Supplied translation of the sixth century inscription is as follows: "This is the house of Mary, mother of John, called Mark. Proclaimed a church by the holy apostles under the name of the Virgin Mary, mother of God, after the ascension of our Lord Jesus Christ into heaven. Renewed after the destruction of Jerusalem by Titus in the year A.D. 73."

More ancient still, there is evidence that the site had long been held as being authentic. History records that the site was visited by many ancient pilgrims from the West as well as the East, including the Bordeaux Pilgrim in 333 A.D., St. Cyril of Jerusalem in 348 A.D., and Silvia the Spanish nun in 385 A.D.


St. Mark's Monastery church. House of Mark's mother located below.

 Room from ancient home below the church.
Needless to say, decorations as a shrine are from more recent times.



* One early church father cited by Eusebius, in regards to Mark, was Papias. History records that Papias was associated with (or knew) Polycarp and had been a friend of the Apostle John himself - not to mention that he knew others who had seen the resurrected Lord. Dating of his life is disputed, some giving 60-130 A.D. with others pushing it later to 70-155 A.D. Both time frames would allow for him to know the Apostle John and other longer living witnesses to the Lord's resurrection. [On a side note, Papias bore witness to John's book of Revelation as being Scriptures]. Another cited source by Eusebius, regarding Mark, was Clement of Alexandria (circa 150-215 A.D)
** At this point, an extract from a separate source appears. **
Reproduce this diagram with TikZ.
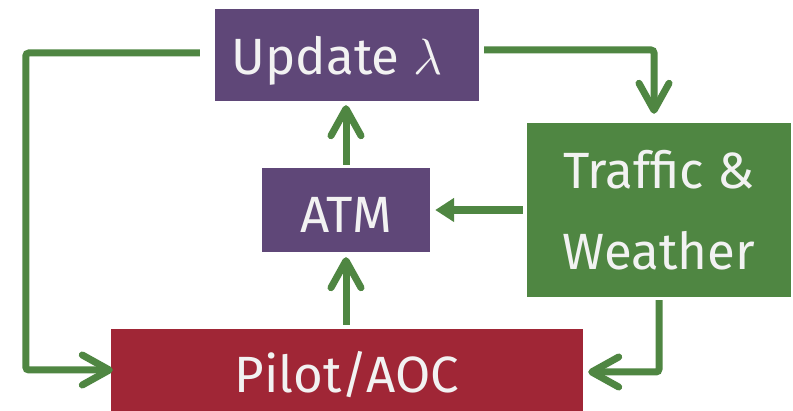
\RequirePackage{fix-cm}
\documentclass[tikz,border=0pt]{standalone}
\usepackage{fontspec}
\setmainfont{Fira Sans}
\usetikzlibrary{arrows.meta}
\definecolor{purp}{HTML}{5F4778}
\definecolor{grn}{HTML}{4F8642}
\definecolor{redb}{HTML}{A02636}
\definecolor{txt}{HTML}{F2F2F2}
\tikzset{
  box/.style={rectangle, draw=none, inner sep=0pt, text=txt,
    font=\fontsize{51}{81}\selectfont},
  flow/.style={draw=grn, line width=7pt, rounded corners=3pt,
    -{Straight Barb[length=27pt,width=30pt,round]}},
  flowtri/.style={draw=grn, line width=8pt,
    -{Triangle[length=19pt,width=23pt]}}
}
\begin{document}
\begin{tikzpicture}[x=1pt,y=-1pt]
\useasboundingbox (0,0) rectangle (793,411);
\node[box, fill=purp, minimum width=264pt, minimum height=92pt,
  text height=40pt, text depth=0pt] (upd) at (347,55) {\hspace*{-20pt}Update $\lambda$};
\node[box, fill=purp, minimum width=168pt, minimum height=84pt,
  text height=46pt, text depth=0pt] (atm) at (346,210) {ATM};
\node[box, fill=grn, minimum width=264pt, minimum height=174pt,
  align=center] (tw) at (659,210) {Traffic \&\\Weather};
\node[box, fill=redb, minimum width=472pt, minimum height=82pt,
  text height=46pt, text depth=0pt] (pil) at (347,370) {Pilot/AOC};
% connectors
\draw[flow, shorten <=15pt, shorten >=-2pt] ([yshift=2pt]upd.west) -- ++(-189,0) |- (pil.west);
\draw[flow, shorten <=5pt, shorten >=9pt] ([yshift=5pt]upd.east) -| ([xshift=-5pt]tw.north);
\draw[flow, shorten <=3pt, shorten >=4pt] (atm.north) -- (atm.north |- upd.south);
\draw[flow, shorten <=4pt, shorten >=5pt] (pil.north -| atm.north) -- (atm.south);
\draw[flowtri, shorten <=4pt, shorten >=5pt] (tw.west) -- (atm.east);
\draw[flow, shorten <=3pt, shorten >=5pt] (tw.south) |- ([yshift=-2pt]pil.east);
\end{tikzpicture}
\end{document}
** "Writing at a later date (about A.D. 325), the church historian Eusebius says that Mark was the first evangelist to Egypt, the founder of the churches of Alexandria, and the first bishop of that city. So great were his converts, both in number and sincerity of commitment, says Eusebius, that the great Jewish philosopher, Philo, was amazed." (Nelson's Illustrated Bible Dictionary, Copyright © 1986, Thomas Nelson Publishers)

Tradition also claims that Mark suffered martyrdom during the reign of Nero while at serving in Alexandria.

*** The early history of St. Mark's monastery is obscure, as a small monastery in a city full of bigger houses of worship. Following the loss of it's other churches and properties in Jerusalem, the Syriac Orthodox Church made St. Mark's the seat of its' Archbishop. The first bishop known to have lived there is Ignatius III in the year 1471. The monastery was rebuilt a number of times throughout the following centuries.

**** A third possibility for Babylon is Babylon, Egypt.  This Babylon, mentioned by a number of ancient historians, was a fortress city or castle in the Delta of Egypt. It was situated in the Heliopolite Nome, upon the right (eastern) bank of the Nile, and near the commencement of the Pharaonic Canal, which joined the Nile to the Red Sea. It was the boundary town between Lower and Middle Egypt, where river craft paid tolls when ascending or descending the Nile. Dating to at least five hundred years before the time of Jesus, by the time of Caesar Augustus it had became a town of some importance, and was the headquarters of the three legions which ensured Egypt's obedience to Rome.  There was said to be a large Jewish population as well. Ruins of the town and fortress are still visible a little to the north of Fostat or Old Cairo.   Tradition holds that Joseph and Mary lodged there for a time with the baby Jesus when they fled from Israel. 

With Egypt's long significance to Israel, regarding the Captivity, Exodus, Jeremiah, and even Jesus, it is highly improbable that Mark would casually reference this Babylon without a corresponding reference to Egypt for clarity.